== OBJECTIVE ==
Write out the material exactly, with the pictures left out.

== STORED DATA ==
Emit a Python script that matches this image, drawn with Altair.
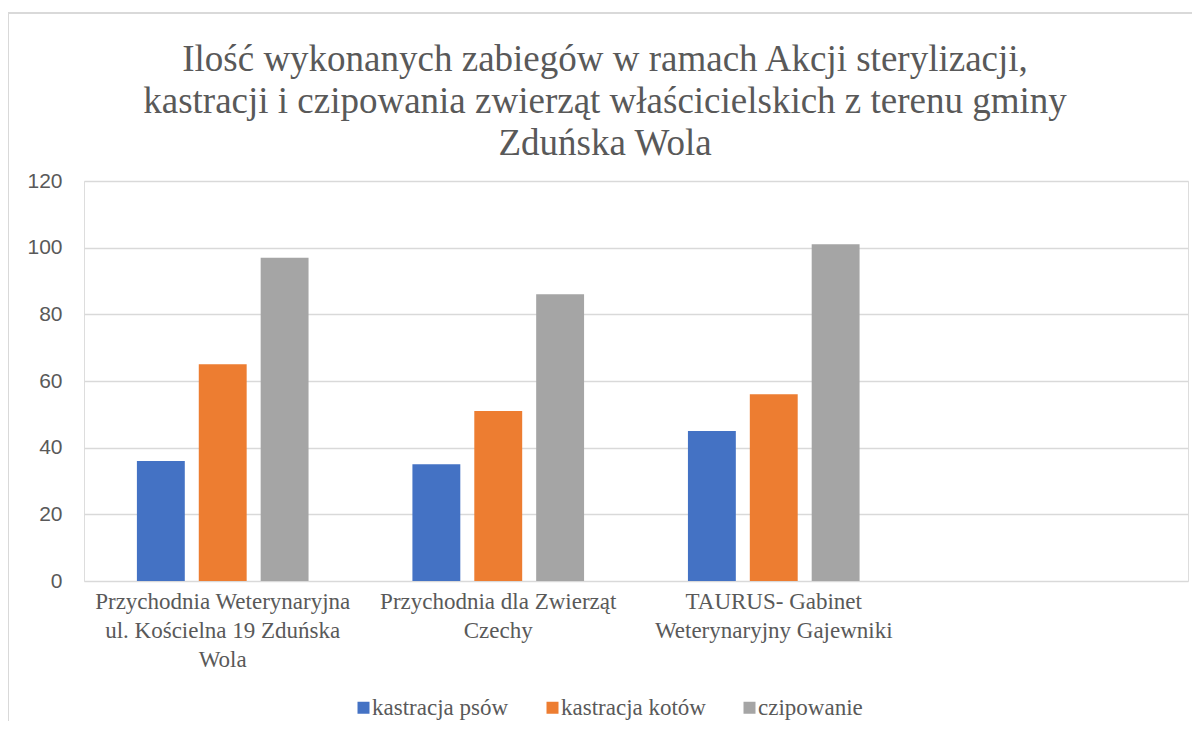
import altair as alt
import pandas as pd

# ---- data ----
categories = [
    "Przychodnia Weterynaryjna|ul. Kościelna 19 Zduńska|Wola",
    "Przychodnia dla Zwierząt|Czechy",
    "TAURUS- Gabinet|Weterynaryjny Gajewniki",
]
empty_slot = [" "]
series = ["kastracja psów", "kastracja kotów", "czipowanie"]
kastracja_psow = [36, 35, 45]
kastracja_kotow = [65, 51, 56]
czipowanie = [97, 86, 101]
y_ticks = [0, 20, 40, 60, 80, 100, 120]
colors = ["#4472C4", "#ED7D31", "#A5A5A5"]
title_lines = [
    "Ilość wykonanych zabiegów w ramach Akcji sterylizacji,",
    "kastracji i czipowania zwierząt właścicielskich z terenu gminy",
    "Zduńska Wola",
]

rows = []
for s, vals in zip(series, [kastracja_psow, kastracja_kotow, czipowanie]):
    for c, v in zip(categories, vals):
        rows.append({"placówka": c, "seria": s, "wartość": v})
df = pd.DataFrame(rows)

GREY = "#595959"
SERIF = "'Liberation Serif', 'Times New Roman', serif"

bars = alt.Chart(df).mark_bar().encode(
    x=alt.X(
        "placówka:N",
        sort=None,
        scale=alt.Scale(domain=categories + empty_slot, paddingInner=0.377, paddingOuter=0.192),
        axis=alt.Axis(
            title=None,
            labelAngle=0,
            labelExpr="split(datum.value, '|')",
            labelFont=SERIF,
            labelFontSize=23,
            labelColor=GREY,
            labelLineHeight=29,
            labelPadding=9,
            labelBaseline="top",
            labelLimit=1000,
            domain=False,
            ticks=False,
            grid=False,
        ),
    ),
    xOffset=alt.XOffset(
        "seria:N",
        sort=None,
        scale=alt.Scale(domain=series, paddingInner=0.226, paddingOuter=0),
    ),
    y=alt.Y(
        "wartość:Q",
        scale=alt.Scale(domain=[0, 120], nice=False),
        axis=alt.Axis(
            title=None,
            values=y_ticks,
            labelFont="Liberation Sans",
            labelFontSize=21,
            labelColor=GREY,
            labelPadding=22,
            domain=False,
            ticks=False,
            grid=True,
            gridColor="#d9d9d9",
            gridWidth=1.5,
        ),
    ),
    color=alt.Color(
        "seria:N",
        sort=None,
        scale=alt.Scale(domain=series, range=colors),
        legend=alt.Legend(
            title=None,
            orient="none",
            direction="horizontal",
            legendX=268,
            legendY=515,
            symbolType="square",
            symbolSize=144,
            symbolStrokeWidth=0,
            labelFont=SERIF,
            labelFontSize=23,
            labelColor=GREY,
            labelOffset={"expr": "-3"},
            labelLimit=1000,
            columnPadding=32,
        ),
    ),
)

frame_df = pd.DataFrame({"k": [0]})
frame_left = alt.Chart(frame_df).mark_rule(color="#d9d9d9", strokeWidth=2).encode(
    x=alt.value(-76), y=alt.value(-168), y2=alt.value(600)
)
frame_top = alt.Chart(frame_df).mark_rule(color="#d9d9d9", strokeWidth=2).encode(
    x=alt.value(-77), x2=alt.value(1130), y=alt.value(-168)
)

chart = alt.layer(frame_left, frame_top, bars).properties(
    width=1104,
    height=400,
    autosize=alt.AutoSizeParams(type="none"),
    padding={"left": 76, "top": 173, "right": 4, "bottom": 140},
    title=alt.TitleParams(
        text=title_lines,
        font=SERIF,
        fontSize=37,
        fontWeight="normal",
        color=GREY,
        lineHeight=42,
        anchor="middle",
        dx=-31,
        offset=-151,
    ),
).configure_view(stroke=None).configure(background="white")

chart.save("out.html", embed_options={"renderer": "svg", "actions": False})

== FULL RESPONSE ==
Emit a Python script that matches this image, drawn with Altair.
import altair as alt
import pandas as pd

# ---- data ----
categories = [
    "Przychodnia Weterynaryjna|ul. Kościelna 19 Zduńska|Wola",
    "Przychodnia dla Zwierząt|Czechy",
    "TAURUS- Gabinet|Weterynaryjny Gajewniki",
]
empty_slot = [" "]
series = ["kastracja psów", "kastracja kotów", "czipowanie"]
kastracja_psow = [36, 35, 45]
kastracja_kotow = [65, 51, 56]
czipowanie = [97, 86, 101]
y_ticks = [0, 20, 40, 60, 80, 100, 120]
colors = ["#4472C4", "#ED7D31", "#A5A5A5"]
title_lines = [
    "Ilość wykonanych zabiegów w ramach Akcji sterylizacji,",
    "kastracji i czipowania zwierząt właścicielskich z terenu gminy",
    "Zduńska Wola",
]

rows = []
for s, vals in zip(series, [kastracja_psow, kastracja_kotow, czipowanie]):
    for c, v in zip(categories, vals):
        rows.append({"placówka": c, "seria": s, "wartość": v})
df = pd.DataFrame(rows)

GREY = "#595959"
SERIF = "'Liberation Serif', 'Times New Roman', serif"

bars = alt.Chart(df).mark_bar().encode(
    x=alt.X(
        "placówka:N",
        sort=None,
        scale=alt.Scale(domain=categories + empty_slot, paddingInner=0.377, paddingOuter=0.192),
        axis=alt.Axis(
            title=None,
            labelAngle=0,
            labelExpr="split(datum.value, '|')",
            labelFont=SERIF,
            labelFontSize=23,
            labelColor=GREY,
            labelLineHeight=29,
            labelPadding=9,
            labelBaseline="top",
            labelLimit=1000,
            domain=False,
            ticks=False,
            grid=False,
        ),
    ),
    xOffset=alt.XOffset(
        "seria:N",
        sort=None,
        scale=alt.Scale(domain=series, paddingInner=0.226, paddingOuter=0),
    ),
    y=alt.Y(
        "wartość:Q",
        scale=alt.Scale(domain=[0, 120], nice=False),
        axis=alt.Axis(
            title=None,
            values=y_ticks,
            labelFont="Liberation Sans",
            labelFontSize=21,
            labelColor=GREY,
            labelPadding=22,
            domain=False,
            ticks=False,
            grid=True,
            gridColor="#d9d9d9",
            gridWidth=1.5,
        ),
    ),
    color=alt.Color(
        "seria:N",
        sort=None,
        scale=alt.Scale(domain=series, range=colors),
        legend=alt.Legend(
            title=None,
            orient="none",
            direction="horizontal",
            legendX=268,
            legendY=515,
            symbolType="square",
            symbolSize=144,
            symbolStrokeWidth=0,
            labelFont=SERIF,
            labelFontSize=23,
            labelColor=GREY,
            labelOffset={"expr": "-3"},
            labelLimit=1000,
            columnPadding=32,
        ),
    ),
)

frame_df = pd.DataFrame({"k": [0]})
frame_left = alt.Chart(frame_df).mark_rule(color="#d9d9d9", strokeWidth=2).encode(
    x=alt.value(-76), y=alt.value(-168), y2=alt.value(600)
)
frame_top = alt.Chart(frame_df).mark_rule(color="#d9d9d9", strokeWidth=2).encode(
    x=alt.value(-77), x2=alt.value(1130), y=alt.value(-168)
)

chart = alt.layer(frame_left, frame_top, bars).properties(
    width=1104,
    height=400,
    autosize=alt.AutoSizeParams(type="none"),
    padding={"left": 76, "top": 173, "right": 4, "bottom": 140},
    title=alt.TitleParams(
        text=title_lines,
        font=SERIF,
        fontSize=37,
        fontWeight="normal",
        color=GREY,
        lineHeight=42,
        anchor="middle",
        dx=-31,
        offset=-151,
    ),
).configure_view(stroke=None).configure(background="white")

chart.save("out.html", embed_options={"renderer": "svg", "actions": False})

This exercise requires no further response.